SOURCE MATERIAL:
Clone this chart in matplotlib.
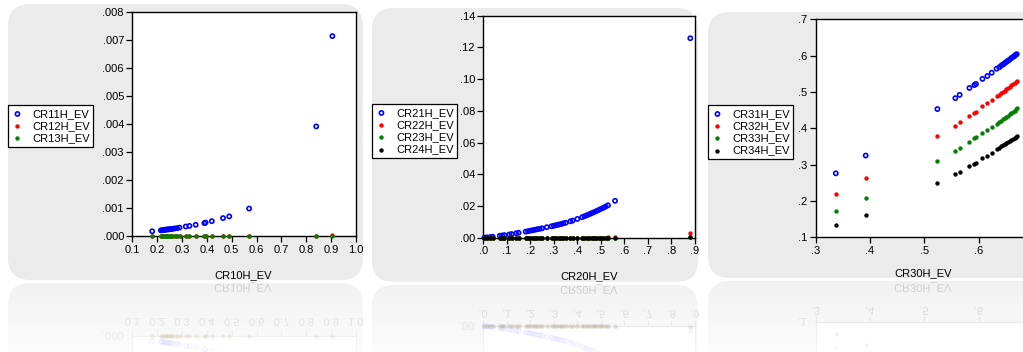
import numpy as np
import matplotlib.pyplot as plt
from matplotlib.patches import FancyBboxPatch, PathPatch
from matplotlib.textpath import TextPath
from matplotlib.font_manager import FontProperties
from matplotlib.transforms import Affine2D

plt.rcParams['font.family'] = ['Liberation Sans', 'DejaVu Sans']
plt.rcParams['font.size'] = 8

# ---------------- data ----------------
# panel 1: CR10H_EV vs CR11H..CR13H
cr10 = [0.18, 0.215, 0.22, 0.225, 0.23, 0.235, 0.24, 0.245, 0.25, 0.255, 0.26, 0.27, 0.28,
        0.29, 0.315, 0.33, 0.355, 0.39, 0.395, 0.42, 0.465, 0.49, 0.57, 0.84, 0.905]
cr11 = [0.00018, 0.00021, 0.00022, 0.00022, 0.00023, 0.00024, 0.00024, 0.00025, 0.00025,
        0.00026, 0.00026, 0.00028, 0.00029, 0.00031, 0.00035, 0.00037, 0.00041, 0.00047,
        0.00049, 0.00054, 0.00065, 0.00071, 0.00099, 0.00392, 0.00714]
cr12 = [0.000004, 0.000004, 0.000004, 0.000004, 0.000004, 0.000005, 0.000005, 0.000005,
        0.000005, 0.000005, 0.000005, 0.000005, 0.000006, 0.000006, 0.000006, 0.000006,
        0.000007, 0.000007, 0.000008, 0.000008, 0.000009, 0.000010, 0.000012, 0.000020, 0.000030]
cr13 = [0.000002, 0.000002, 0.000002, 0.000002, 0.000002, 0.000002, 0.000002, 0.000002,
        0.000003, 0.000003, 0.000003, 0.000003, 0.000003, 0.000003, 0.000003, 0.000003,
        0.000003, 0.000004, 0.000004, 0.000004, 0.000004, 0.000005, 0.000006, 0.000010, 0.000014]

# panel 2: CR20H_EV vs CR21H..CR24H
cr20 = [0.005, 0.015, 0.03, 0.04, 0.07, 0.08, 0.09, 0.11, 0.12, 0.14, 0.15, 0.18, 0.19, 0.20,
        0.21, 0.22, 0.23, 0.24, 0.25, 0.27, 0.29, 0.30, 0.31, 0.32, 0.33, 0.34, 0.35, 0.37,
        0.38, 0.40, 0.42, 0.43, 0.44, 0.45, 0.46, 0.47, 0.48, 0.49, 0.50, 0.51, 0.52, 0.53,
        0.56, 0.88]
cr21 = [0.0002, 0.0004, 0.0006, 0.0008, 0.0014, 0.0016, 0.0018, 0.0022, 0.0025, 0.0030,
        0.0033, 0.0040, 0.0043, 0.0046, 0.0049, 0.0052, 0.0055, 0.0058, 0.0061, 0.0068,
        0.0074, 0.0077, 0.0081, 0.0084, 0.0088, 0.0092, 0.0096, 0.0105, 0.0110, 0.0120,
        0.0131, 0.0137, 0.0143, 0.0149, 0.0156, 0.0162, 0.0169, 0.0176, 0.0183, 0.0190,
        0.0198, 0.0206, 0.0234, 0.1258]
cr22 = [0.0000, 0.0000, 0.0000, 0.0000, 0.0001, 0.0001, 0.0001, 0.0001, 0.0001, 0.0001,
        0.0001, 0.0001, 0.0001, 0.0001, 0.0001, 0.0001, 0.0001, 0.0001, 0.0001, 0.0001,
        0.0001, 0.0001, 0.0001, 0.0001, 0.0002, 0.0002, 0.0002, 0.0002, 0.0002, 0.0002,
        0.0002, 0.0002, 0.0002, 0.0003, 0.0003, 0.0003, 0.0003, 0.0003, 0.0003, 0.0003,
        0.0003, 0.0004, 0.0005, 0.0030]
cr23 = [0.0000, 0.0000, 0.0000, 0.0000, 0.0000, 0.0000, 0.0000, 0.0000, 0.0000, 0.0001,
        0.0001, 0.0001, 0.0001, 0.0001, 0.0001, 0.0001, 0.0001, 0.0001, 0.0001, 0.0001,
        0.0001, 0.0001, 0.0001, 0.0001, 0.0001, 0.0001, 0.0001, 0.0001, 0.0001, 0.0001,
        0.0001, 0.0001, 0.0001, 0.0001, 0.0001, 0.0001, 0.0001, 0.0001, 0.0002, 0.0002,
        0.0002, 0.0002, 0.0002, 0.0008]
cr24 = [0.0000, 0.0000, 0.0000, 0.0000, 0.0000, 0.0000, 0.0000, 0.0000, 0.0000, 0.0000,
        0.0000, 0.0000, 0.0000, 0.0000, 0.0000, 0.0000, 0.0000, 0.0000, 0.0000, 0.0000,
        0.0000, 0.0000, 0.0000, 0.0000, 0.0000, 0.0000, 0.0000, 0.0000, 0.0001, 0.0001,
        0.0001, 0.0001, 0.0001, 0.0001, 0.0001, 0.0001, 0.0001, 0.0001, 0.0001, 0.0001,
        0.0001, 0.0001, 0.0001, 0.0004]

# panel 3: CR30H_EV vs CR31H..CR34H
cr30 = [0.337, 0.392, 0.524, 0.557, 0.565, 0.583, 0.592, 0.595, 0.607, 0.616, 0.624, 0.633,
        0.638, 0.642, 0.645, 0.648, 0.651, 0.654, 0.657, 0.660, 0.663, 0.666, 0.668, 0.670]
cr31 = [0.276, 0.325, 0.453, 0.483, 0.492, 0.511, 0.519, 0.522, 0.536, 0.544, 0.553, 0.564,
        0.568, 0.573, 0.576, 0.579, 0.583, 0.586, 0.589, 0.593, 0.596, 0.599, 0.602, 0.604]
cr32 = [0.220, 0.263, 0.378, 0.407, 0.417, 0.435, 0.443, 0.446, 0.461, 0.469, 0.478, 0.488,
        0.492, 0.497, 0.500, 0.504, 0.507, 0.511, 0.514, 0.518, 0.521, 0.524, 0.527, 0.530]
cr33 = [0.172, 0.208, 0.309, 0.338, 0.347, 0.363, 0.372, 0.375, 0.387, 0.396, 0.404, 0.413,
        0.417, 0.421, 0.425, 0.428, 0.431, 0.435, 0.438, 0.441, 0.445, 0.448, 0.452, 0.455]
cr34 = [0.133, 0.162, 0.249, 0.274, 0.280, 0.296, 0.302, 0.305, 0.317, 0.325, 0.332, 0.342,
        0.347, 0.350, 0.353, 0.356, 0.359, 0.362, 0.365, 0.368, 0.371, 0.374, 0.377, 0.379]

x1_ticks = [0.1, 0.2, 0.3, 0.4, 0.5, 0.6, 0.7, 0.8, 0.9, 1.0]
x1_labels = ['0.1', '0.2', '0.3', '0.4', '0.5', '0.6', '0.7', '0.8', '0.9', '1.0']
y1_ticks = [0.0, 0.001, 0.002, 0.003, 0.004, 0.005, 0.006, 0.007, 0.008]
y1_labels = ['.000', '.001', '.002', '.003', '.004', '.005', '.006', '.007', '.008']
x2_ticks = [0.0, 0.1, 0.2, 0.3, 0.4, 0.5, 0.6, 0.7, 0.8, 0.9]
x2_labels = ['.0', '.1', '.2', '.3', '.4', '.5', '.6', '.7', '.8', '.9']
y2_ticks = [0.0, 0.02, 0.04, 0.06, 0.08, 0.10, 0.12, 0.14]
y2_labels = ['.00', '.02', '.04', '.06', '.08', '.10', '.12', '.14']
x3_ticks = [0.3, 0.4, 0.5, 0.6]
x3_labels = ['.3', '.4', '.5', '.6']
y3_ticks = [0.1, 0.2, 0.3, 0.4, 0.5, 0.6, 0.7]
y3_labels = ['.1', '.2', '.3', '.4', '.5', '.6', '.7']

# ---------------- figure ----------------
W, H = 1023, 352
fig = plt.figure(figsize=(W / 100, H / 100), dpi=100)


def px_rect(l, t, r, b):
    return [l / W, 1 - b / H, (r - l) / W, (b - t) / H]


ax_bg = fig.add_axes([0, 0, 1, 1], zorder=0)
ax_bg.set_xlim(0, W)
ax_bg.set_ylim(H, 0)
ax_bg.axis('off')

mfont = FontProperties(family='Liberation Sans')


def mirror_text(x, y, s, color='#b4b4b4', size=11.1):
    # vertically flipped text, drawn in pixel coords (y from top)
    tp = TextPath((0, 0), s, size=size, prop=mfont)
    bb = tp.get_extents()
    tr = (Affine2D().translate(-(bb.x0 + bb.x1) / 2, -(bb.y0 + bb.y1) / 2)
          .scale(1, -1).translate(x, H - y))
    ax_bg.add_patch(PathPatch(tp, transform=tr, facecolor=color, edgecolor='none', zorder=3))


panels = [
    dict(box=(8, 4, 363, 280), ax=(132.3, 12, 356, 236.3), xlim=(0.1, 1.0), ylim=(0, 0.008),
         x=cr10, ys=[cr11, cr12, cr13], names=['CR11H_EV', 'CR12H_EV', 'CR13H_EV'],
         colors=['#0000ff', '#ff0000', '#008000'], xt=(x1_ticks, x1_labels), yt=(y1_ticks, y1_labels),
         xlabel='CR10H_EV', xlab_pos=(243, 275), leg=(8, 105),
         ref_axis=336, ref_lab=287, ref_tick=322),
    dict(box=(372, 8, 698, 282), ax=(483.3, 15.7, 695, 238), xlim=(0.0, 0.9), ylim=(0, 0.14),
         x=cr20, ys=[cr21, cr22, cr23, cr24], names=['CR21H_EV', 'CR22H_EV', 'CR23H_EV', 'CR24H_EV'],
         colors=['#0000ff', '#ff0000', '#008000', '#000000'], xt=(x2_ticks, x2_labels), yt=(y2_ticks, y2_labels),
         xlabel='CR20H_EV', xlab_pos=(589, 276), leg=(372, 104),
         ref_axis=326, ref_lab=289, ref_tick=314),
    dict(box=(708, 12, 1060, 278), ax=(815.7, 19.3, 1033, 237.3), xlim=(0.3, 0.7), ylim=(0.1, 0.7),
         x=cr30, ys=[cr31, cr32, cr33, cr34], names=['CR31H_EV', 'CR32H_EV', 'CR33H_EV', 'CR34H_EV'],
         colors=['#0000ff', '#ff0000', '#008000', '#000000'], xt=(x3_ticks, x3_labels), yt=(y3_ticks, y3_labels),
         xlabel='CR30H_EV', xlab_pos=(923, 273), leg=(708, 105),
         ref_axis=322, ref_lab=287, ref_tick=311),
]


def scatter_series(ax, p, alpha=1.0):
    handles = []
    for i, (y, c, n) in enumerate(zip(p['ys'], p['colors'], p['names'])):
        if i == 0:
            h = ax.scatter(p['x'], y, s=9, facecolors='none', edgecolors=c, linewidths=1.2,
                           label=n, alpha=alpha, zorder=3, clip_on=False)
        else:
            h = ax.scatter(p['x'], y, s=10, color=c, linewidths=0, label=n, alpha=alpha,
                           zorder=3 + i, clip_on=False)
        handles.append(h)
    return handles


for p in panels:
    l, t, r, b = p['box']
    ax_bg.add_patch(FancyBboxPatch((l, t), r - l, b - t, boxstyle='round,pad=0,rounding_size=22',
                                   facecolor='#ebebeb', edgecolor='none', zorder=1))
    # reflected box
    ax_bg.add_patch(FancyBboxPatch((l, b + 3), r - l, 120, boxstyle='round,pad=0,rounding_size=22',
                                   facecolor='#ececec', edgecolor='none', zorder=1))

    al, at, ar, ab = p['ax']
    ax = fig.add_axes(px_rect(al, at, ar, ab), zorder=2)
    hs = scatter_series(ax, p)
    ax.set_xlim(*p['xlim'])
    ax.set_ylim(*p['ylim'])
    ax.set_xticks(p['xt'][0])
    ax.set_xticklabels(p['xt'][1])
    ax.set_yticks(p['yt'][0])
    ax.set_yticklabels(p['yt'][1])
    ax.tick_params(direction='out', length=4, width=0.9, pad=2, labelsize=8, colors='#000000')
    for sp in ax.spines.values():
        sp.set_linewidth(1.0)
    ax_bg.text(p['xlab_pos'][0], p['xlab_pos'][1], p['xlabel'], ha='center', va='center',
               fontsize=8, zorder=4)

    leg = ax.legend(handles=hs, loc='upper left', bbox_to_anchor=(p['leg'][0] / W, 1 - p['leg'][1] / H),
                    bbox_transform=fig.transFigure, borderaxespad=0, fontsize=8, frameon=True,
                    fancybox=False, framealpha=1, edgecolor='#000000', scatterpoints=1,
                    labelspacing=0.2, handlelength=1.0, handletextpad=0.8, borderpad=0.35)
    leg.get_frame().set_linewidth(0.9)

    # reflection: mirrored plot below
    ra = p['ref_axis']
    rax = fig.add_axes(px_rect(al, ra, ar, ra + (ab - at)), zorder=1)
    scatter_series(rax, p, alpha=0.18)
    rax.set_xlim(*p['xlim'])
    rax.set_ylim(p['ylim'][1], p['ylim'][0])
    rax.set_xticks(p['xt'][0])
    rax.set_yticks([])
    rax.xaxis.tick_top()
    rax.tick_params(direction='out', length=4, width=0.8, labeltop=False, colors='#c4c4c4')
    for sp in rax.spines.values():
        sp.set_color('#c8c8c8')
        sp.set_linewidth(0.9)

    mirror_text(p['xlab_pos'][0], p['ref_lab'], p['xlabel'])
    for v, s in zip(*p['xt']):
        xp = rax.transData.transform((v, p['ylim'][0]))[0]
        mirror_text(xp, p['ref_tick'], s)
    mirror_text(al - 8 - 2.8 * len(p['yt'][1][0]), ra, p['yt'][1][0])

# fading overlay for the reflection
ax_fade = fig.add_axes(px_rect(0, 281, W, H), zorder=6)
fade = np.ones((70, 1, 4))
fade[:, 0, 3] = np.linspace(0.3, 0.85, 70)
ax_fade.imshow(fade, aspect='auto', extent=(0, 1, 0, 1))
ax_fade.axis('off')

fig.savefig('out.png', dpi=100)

WHAT THE TASK REQUIRES: Leave the pictures out and reproduce exactly the lines from the top of the listing above through the line with "0.000006, 0.000010, 0.000014]".

EXERCISE RESULT:
Clone this chart in matplotlib.
import numpy as np
import matplotlib.pyplot as plt
from matplotlib.patches import FancyBboxPatch, PathPatch
from matplotlib.textpath import TextPath
from matplotlib.font_manager import FontProperties
from matplotlib.transforms import Affine2D

plt.rcParams['font.family'] = ['Liberation Sans', 'DejaVu Sans']
plt.rcParams['font.size'] = 8

# ---------------- data ----------------
# panel 1: CR10H_EV vs CR11H..CR13H
cr10 = [0.18, 0.215, 0.22, 0.225, 0.23, 0.235, 0.24, 0.245, 0.25, 0.255, 0.26, 0.27, 0.28,
        0.29, 0.315, 0.33, 0.355, 0.39, 0.395, 0.42, 0.465, 0.49, 0.57, 0.84, 0.905]
cr11 = [0.00018, 0.00021, 0.00022, 0.00022, 0.00023, 0.00024, 0.00024, 0.00025, 0.00025,
        0.00026, 0.00026, 0.00028, 0.00029, 0.00031, 0.00035, 0.00037, 0.00041, 0.00047,
        0.00049, 0.00054, 0.00065, 0.00071, 0.00099, 0.00392, 0.00714]
cr12 = [0.000004, 0.000004, 0.000004, 0.000004, 0.000004, 0.000005, 0.000005, 0.000005,
        0.000005, 0.000005, 0.000005, 0.000005, 0.000006, 0.000006, 0.000006, 0.000006,
        0.000007, 0.000007, 0.000008, 0.000008, 0.000009, 0.000010, 0.000012, 0.000020, 0.000030]
cr13 = [0.000002, 0.000002, 0.000002, 0.000002, 0.000002, 0.000002, 0.000002, 0.000002,
        0.000003, 0.000003, 0.000003, 0.000003, 0.000003, 0.000003, 0.000003, 0.000003,
        0.000003, 0.000004, 0.000004, 0.000004, 0.000004, 0.000005, 0.000006, 0.000010, 0.000014]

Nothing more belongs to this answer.